Birthright’s Move To Exclude Arab-Israelis From Its Narrative Is A Crisis — And Here’s How We Fix It.
Birthright Israel’s education department recently announced that all providers of its signature 10-day trip to Israel for young Jews must stop including meetings with Israeli Arabs in their programming.
The move has hit a nerve. It has brought out the raw feelings surrounding the funders of the program, those who safeguard the educational content and those who lead the largest segments of the US Jewish community.
Birthright continues to be a crown jewel in the crown of US Diaspora relations. Given Birthright’s prominence, both in terms of costs, impact and cultural significance, it should not come as a surprise that people care deeply about what trip participants are exposed to.
Gil Troy, the chair of Birthright’s educational committee, in his passionate response to Rabbi Rick Jacobs’ press release on the decision which called Birthright “out of touch,” couches the adjustment of the program as a result of evaluative feedback rather than a rejection of the values of shared society:
“We’re perfectionists in Birthright. We reevaluate any program that gets mediocre feedback… When our Beit Midrash (religious study hall) tanked, we didn’t oppose Jewish learning. When our entrepreneur track sputtered, we didn’t stop celebrating Israel as “start up nation.”
While I’m sure that it was internal evaluations that lead to the adjustment, Israel’s relationship with its minorities is more than a little different from the virtues of the “start-up nation” or the values of Jewish textual learning. While the aim of Birthright is to connect unconnected Jews to themselves, there is an ethical question of whether or not one can one ignore the impact the Jewish nation state has on its non-Jewish citizens. To what extent does the efficacy of the Birthright experience trump the ethics of editing Israeli Arabs out of Israeli society?
There are 1.8 million Arab citizens of Israel, a full 21.6% of the population of Israel, according to the latest census data. They are an essential part of the story.
I don’t envy the curriculum authors or the educators on the ground. Birthright participants are not blank slates who soak up whatever they are told. Participants come with their own array of ideas, political assumptions, experiences and backgrounds. Trying to get anything to stick on a 10-day emotional and hormonal visit is extremely hard. Arab citizens of Israel, however, are an essential part of the story of Israel — and how the Jewish majority relates to them is a test of our values on a national level.

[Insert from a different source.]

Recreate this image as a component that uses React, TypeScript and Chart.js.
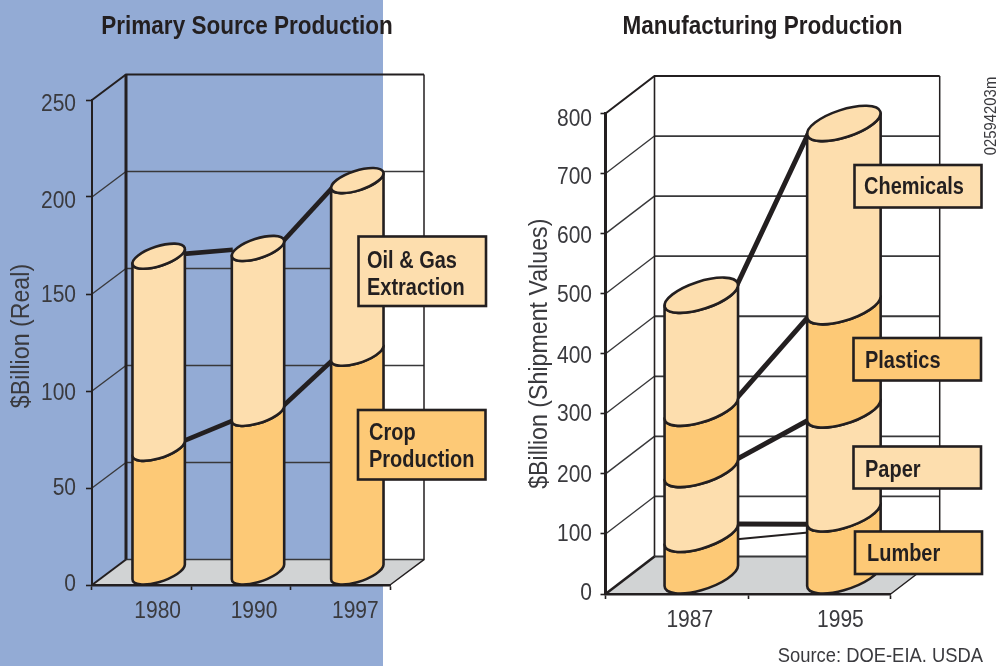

Rather than assume that Birthright will forever ignore the complex relationship between Israel’s Arabs and Jews, I do think that they will continue to attempt to find a way to address this issue. The organized Jewish community in the US and UK provide a workable model worth considering.
The Interagency Task Force on Arab Israeli Issues (and its UK equivalent) have for years been bringing together the major forces in the diaspora Jewish community, from federations, to advocacy organizations and funders, to have a deep understanding of the realities of the situation of Israel’s Arab minority. Together, a subgroup created the Social Venture Fund, now run by the Jewish Funders Network, which finds the best and brightest organizations working on these issues and collectively gives to them.
An educational module crafted by these organizations, and adapted for the different types of Birthright trips could provide credible, and at times challenging, programing that the heart of the organizational Jewish community supports. It could provide the follow up bridge for the Birthright alumni to get involved, if they so chose, to access these issues with expert information and giving circle opportunities.
Another option is to connect Birthright groups to programs that are supported by the US government. A little known fact is that the United States Agency for International Development (USAID) is one of the largest funders of shared society programing in Israel through the office of Conflict Management and Mitigation. Here groups can visit organizations vetted and supported by Uncle Sam, who are working on a range of issues spanning education, employment, sports, technology and environment.
Again the experience would not have to stop when the trip was over, with Birthright alumni being able to convey their experience to their Congressional representatives, having seen first hand what the US is doing in the Israel.
The more taut the relationship between the US Jewish community and the Government of Israel becomes, the greater the friction on the signature program between the two communities. In today’s Israel, coexistence is not an apolitical concept and we would be foolhardy to assume that programs that create a shared society would be entirely uncontroversial.
Yet rather than abandon the hard educational challenge, this crisis can be converted into a showcase of how the U.S., both as a country and a Jewish community, are tackling this complexity in a ways that can both educate and connect the most unconnected among us.